First of all, the name whiteout is not accidental. Everything is white. The sky, the snow, the ground, the fog—all of it. In fact, it’s kind of like a blackout, except it’s white. Depending on its severity, you have very little visibility. In this particular storm, I was driving at about 5-10 mph, and stopping often to get my bearings. I had no idea where the road ended and the landscaping began (because it was all snow anyway). I had no idea where the turn offs were to get to the airport terminal until a sign would pop out at me when I was only a few feet away. I felt very lost and afraid.
This is a photo I took with my phone during that drive. I took it while I was stopped to get my bearings. When I looked at the photo, it was interesting to me that the camera had a better ability to see the tiny bit of contrast in the light than I did, because I could only see the sign in real life. I could not see the light poles or those trees in the distance at all.
Driving on the highway before the airport turnoff wasn’t quite as bad. The reason? So many cars had driven on that road that the snow had been worn off in my lane and I could see black. I could see that contrast. Black is in direct opposition to white, and I was so very grateful for it at that moment. But when I turned off into the airport there was no worn down snow, and I didn’t have the contrast to guide me.
This is a photo I took with my phone several days later when I drove back to the airport to pick up Joel again—this time after he had made it to Texas and then had a difficult time getting home due to more storms (a very literal series of miracles brought him back that day—more on that another time). As you can see, it was still stormy, but it wasn’t a whiteout. You can also see from this picture just how terrible the first picture was.

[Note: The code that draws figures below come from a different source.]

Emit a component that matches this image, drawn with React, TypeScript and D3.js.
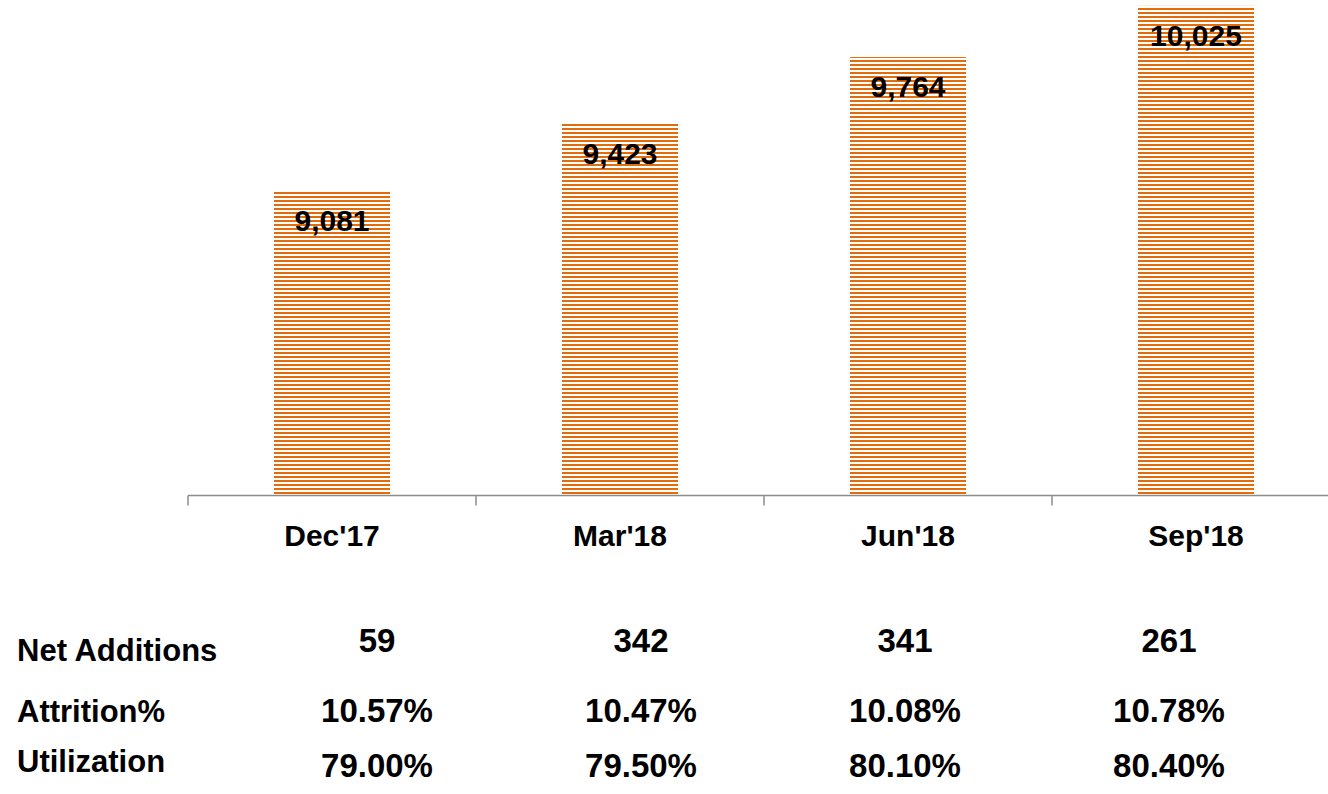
import * as d3 from "d3";
import { useEffect, useRef } from "react";

const quarters = ["Dec'17", "Mar'18", "Jun'18", "Sep'18"];
const headcount = [9081, 9423, 9764, 10025];

const rowLabels = ["Net Additions", "Attrition%", "Utilization"];
const netAdditions = ["59", "342", "341", "261"];
const attrition = ["10.57%", "10.47%", "10.08%", "10.78%"];
const utilization = ["79.00%", "79.50%", "80.10%", "80.40%"];

function App() {
  const ref = useRef<SVGSVGElement>(null);

  useEffect(() => {
    const W = 1328, H = 794;
    const font = "'Liberation Sans', Arial, sans-serif";
    const orange = "#e36c0a";

    const svg = d3.select(ref.current).attr("width", W).attr("height", H);
    svg.selectAll("*").remove();

    // striped fill
    const defs = svg.append("defs");
    const pat = defs.append("pattern").attr("id", "stripes")
      .attr("patternUnits", "userSpaceOnUse").attr("width", 8).attr("height", 4);
    pat.append("rect").attr("width", 8).attr("height", 4).attr("fill", "#fff");
    pat.append("rect").attr("y", 0).attr("width", 8).attr("height", 2).attr("fill", orange);

    const x = d3.scaleBand().domain(quarters).range([188, 188 + 288 * 4]);
    const y = d3.scaleLinear().domain([7530, 10055]).range([495, 0]);
    const barW = 116;

    const g = svg.append("g");

    g.selectAll("rect.bar").data(headcount).join("rect")
      .attr("class", "bar")
      .attr("x", (_, i) => x(quarters[i])! + x.bandwidth() / 2 - barW / 2)
      .attr("y", d => y(d))
      .attr("width", barW)
      .attr("height", d => y.range()[0] - y(d))
      .attr("fill", "url(#stripes)");

    g.selectAll("text.val").data(headcount).join("text")
      .attr("class", "val")
      .attr("x", (_, i) => x(quarters[i])! + x.bandwidth() / 2)
      .attr("y", d => y(d) + 40)
      .attr("text-anchor", "middle")
      .attr("font-family", font).attr("font-weight", "bold").attr("font-size", 30)
      .attr("fill", "#000")
      .text(d => d3.format(",")(d));

    // x axis
    const axis = svg.append("g").attr("transform", "translate(0,495.5)");
    axis.append("line").attr("x1", 188).attr("x2", W).attr("stroke", "#8c8c8c").attr("stroke-width", 1.5);
    const ticks = quarters.map(q => x(q)!).concat([x.range()[1]]);
    axis.selectAll("line.tick").data(ticks).join("line")
      .attr("class", "tick")
      .attr("x1", d => d).attr("x2", d => d)
      .attr("y1", 0).attr("y2", 10)
      .attr("stroke", "#8c8c8c").attr("stroke-width", 1.5);
    axis.selectAll("text").data(quarters).join("text")
      .attr("x", d => x(d)! + x.bandwidth() / 2)
      .attr("y", 50)
      .attr("text-anchor", "middle")
      .attr("font-family", font).attr("font-weight", "bold").attr("font-size", 30)
      .text(d => d);

    // table below
    const col = d3.scalePoint().domain(quarters).range([377, 1169]);
    const rows = [
      { label: rowLabels[0], vals: netAdditions, ly: 661, vy: 652 },
      { label: rowLabels[1], vals: attrition, ly: 722, vy: 722 },
      { label: rowLabels[2], vals: utilization, ly: 772, vy: 777 },
    ];
    const tbl = svg.append("g");
    rows.forEach(r => {
      tbl.append("text")
        .attr("x", 17).attr("y", r.ly)
        .attr("font-family", font).attr("font-weight", "bold").attr("font-size", 31)
        .text(r.label);
      tbl.selectAll(null).data(r.vals).join("text")
        .attr("x", (_, i) => col(quarters[i])!)
        .attr("y", r.vy)
        .attr("text-anchor", "middle")
        .attr("font-family", font).attr("font-weight", "bold").attr("font-size", 33)
        .text(d => d);
    });
  }, []);

  return (
    <svg ref={ref} style={{ position: "absolute", left: 0, top: 0, background: "#fff" }} />
  );
}

export default App;
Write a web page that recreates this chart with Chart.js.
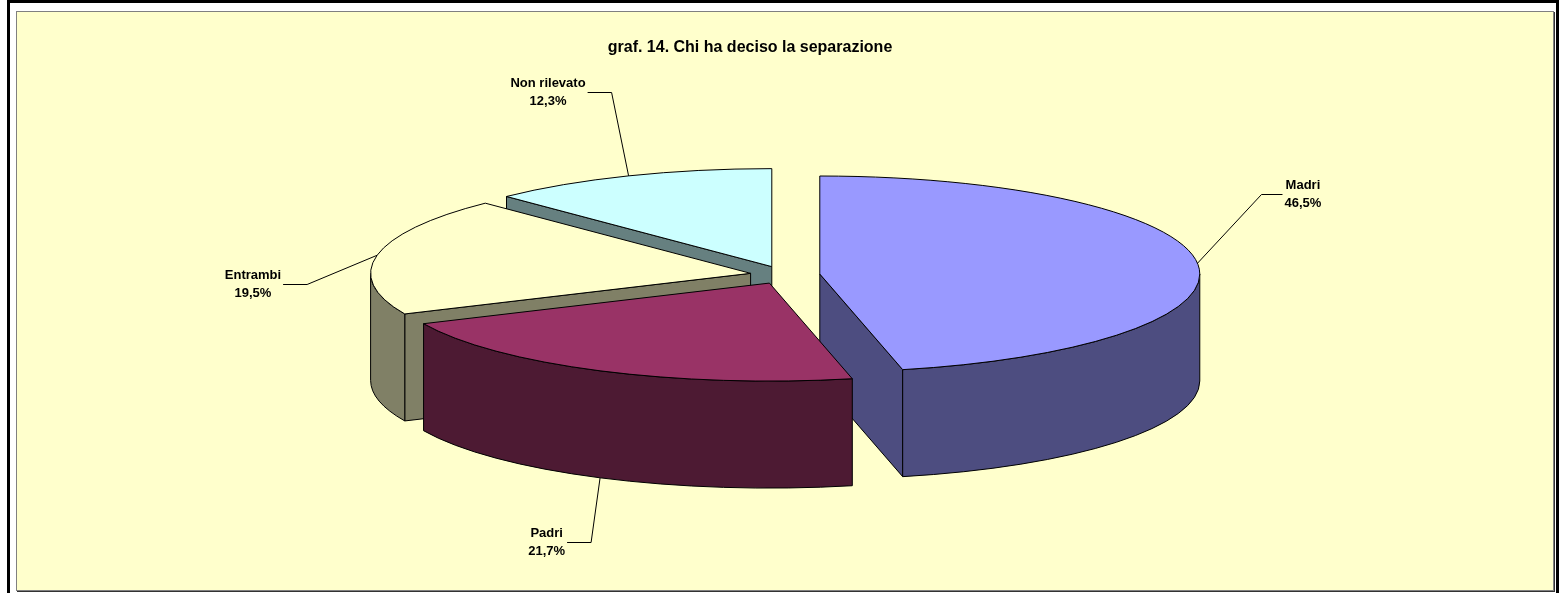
<!DOCTYPE html>
<html><head><meta charset="utf-8">
<script src="https://cdn.jsdelivr.net/npm/chart.js@4/dist/chart.umd.min.js"></script>
<style>
html,body{margin:0;padding:0;background:#fff;width:1559px;height:593px;overflow:hidden;}
#frame{position:absolute;left:7px;top:0;width:1546px;height:610px;border:3px solid #000;box-sizing:content-box;}
#panel{position:absolute;left:16px;top:11px;width:1536px;height:578px;background:#FFFFCC;border:1px solid #808080;box-shadow:1px 1px 0 #333;}
canvas{position:absolute;left:0;top:0;}
</style></head><body>
<div id="frame"></div><div id="panel"></div>
<canvas id="c" width="1559" height="593"></canvas>
<script>
// ---- data ----
const TITLE = 'graf. 14. Chi ha deciso la separazione';
const categories = ['Madri', 'Padri', 'Entrambi', 'Non rilevato'];
const shares = [46.5, 21.7, 19.5, 12.3];
// ---- styles ----
const topColors = ['#9999FF', '#993366', '#FFFFCC', '#CCFFFF'];
const sideColors = ['#4D4D80', '#4D1A33', '#808066', '#668080'];
const GEO = {cx: 785, cy: 275, rx: 380, ry: 98, depth: 107, explode: 35};
const LABEL_LAYOUT = [
  {anchor: 'top', elbow: [64, -69], arm: 21},
  {anchor: 'bottom', elbow: [-9, 64], arm: -24},
  {anchor: 'top', elbow: [-70, 29], arm: -24},
  {anchor: 'top', elbow: [-17, -84], arm: -24}
];
const FONT = '"Liberation Sans", Arial, sans-serif';

function fmtPct(v) { return v.toFixed(1).replace('.', ',') + '%'; }

const pie3d = {
  id: 'pie3d',
  afterUpdate(chart) {
    const meta = chart.getDatasetMeta(0);
    const ca = chart.chartArea;
    chart.$base = {x: (ca.left + ca.right) / 2, y: (ca.top + ca.bottom) / 2};
    meta.data.forEach(arc => {
      const mid = (arc.startAngle + arc.endAngle) / 2;
      const R = arc.outerRadius;
      const e = GEO.explode / GEO.rx * R;
      arc.x = chart.$base.x + Math.cos(mid) * e;
      arc.y = chart.$base.y + Math.sin(mid) * e;
    });
  },
  map(chart, X, Y, R) {
    const b = chart.$base;
    return [GEO.cx + (X - b.x) * GEO.rx / R, GEO.cy + (Y - b.y) * GEO.ry / R];
  },
  beforeDatasetsDraw(chart) {
    const ctx = chart.ctx;
    const meta = chart.getDatasetMeta(0);
    const D = GEO.depth;
    const items = meta.data.map((arc, i) => {
      const R = arc.outerRadius;
      const c = this.map(chart, arc.x, arc.y, R);
      return {arc, i, R, c};
    });
    items.sort((a, b) => a.c[1] - b.c[1]);
    ctx.save();
    ctx.lineWidth = 1;
    ctx.strokeStyle = '#000';
    ctx.lineJoin = 'round';
    for (const it of items) {
      const {arc, i, c} = it;
      const a1 = arc.startAngle, a2 = arc.endAngle;
      ctx.fillStyle = sideColors[i];
      const face = (ang) => {
        const p = [c[0] + GEO.rx * Math.cos(ang), c[1] + GEO.ry * Math.sin(ang)];
        ctx.beginPath();
        ctx.moveTo(c[0], c[1]);
        ctx.lineTo(p[0], p[1]);
        ctx.lineTo(p[0], p[1] + D);
        ctx.lineTo(c[0], c[1] + D);
        ctx.closePath();
        ctx.fill(); ctx.stroke();
      };
      if (Math.cos(a1) < -1e-6) face(a1);
      if (Math.cos(a2) > 1e-6) face(a2);
      // outer wall on the front half (0..PI)
      const s = Math.max(a1, 0), e = Math.min(a2, Math.PI);
      if (e > s) {
        ctx.beginPath();
        ctx.ellipse(c[0], c[1], GEO.rx, GEO.ry, 0, s, e, false);
        ctx.ellipse(c[0], c[1] + D, GEO.rx, GEO.ry, 0, e, s, true);
        ctx.closePath();
        ctx.fill(); ctx.stroke();
      }
    }
    ctx.restore();
    // transform for the library's own arc drawing (top faces)
    const R0 = meta.data[0].outerRadius;
    const b = chart.$base;
    ctx.save();
    ctx.translate(GEO.cx, GEO.cy);
    ctx.scale(GEO.rx / R0, GEO.ry / R0);
    ctx.translate(-b.x, -b.y);
  },
  afterDatasetsDraw(chart) {
    const ctx = chart.ctx;
    ctx.restore();
    const meta = chart.getDatasetMeta(0);
    ctx.save();
    ctx.lineWidth = 1;
    ctx.strokeStyle = '#000';
    ctx.lineJoin = 'round';
    meta.data.forEach((arc, i) => {
      const c = this.map(chart, arc.x, arc.y, arc.outerRadius);
      ctx.beginPath();
      ctx.moveTo(c[0], c[1]);
      ctx.ellipse(c[0], c[1], GEO.rx, GEO.ry, 0, arc.startAngle, arc.endAngle, false);
      ctx.closePath();
      ctx.stroke();
    });
    // labels with leader lines
    ctx.font = 'bold 13px ' + FONT;
    ctx.textBaseline = 'middle';
    ctx.textAlign = 'center';
    ctx.fillStyle = '#000';
    meta.data.forEach((arc, i) => {
      const L = LABEL_LAYOUT[i];
      const c = this.map(chart, arc.x, arc.y, arc.outerRadius);
      const mid = (arc.startAngle + arc.endAngle) / 2;
      const ax = c[0] + GEO.rx * Math.cos(mid);
      const ay = c[1] + GEO.ry * Math.sin(mid) + (L.anchor === 'bottom' ? GEO.depth : 0);
      const ex = ax + L.elbow[0], ey = ay + L.elbow[1];
      const fx = ex + L.arm;
      ctx.beginPath();
      ctx.moveTo(ax, ay);
      ctx.lineTo(ex, Math.round(ey) + 0.5);
      ctx.lineTo(fx, Math.round(ey) + 0.5);
      ctx.stroke();
      const lines = [categories[i], fmtPct(shares[i])];
      const w = Math.max(...lines.map(t => ctx.measureText(t).width));
      const tx = fx + Math.sign(L.arm) * (w / 2 + 2);
      ctx.fillText(lines[0], tx, Math.round(ey) - 8.5);
      ctx.fillText(lines[1], tx, Math.round(ey) + 9.5);
    });
    ctx.restore();
  }
};

Chart.defaults.font.family = FONT;
new Chart(document.getElementById('c'), {
  type: 'pie',
  data: {
    labels: categories,
    datasets: [{
      data: shares,
      backgroundColor: topColors,
      borderWidth: 0,
      clip: false
    }]
  },
  options: {
    responsive: false,
    animation: false,
    events: [],
    layout: {padding: {left: 16, right: 75, top: 0, bottom: 0}},
    plugins: {
      legend: {display: false},
      tooltip: {enabled: false},
      title: {
        display: true,
        text: TITLE,
        color: '#000',
        font: {family: FONT, size: 16, weight: 'bold'},
        padding: {top: 38, bottom: 0}
      }
    }
  },
  plugins: [pie3d]
});
</script>
</body></html>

In order to know where we are going and to see our way there, we need contrast. Whether that is light in the darkness or a black road in a whiteout, it is absolutely necessary. We need opposition to tell us whether or not we are on the right path—or on the path at all! And those of you who have read the Book of Mormon will probably think about Lehi’s dream and the Iron Rod, as well.
This is probably old news to many of you, but it’s something I hadn’t thought about before. And since I want to know if I’m on the right path, I will now appreciate opposition all the more.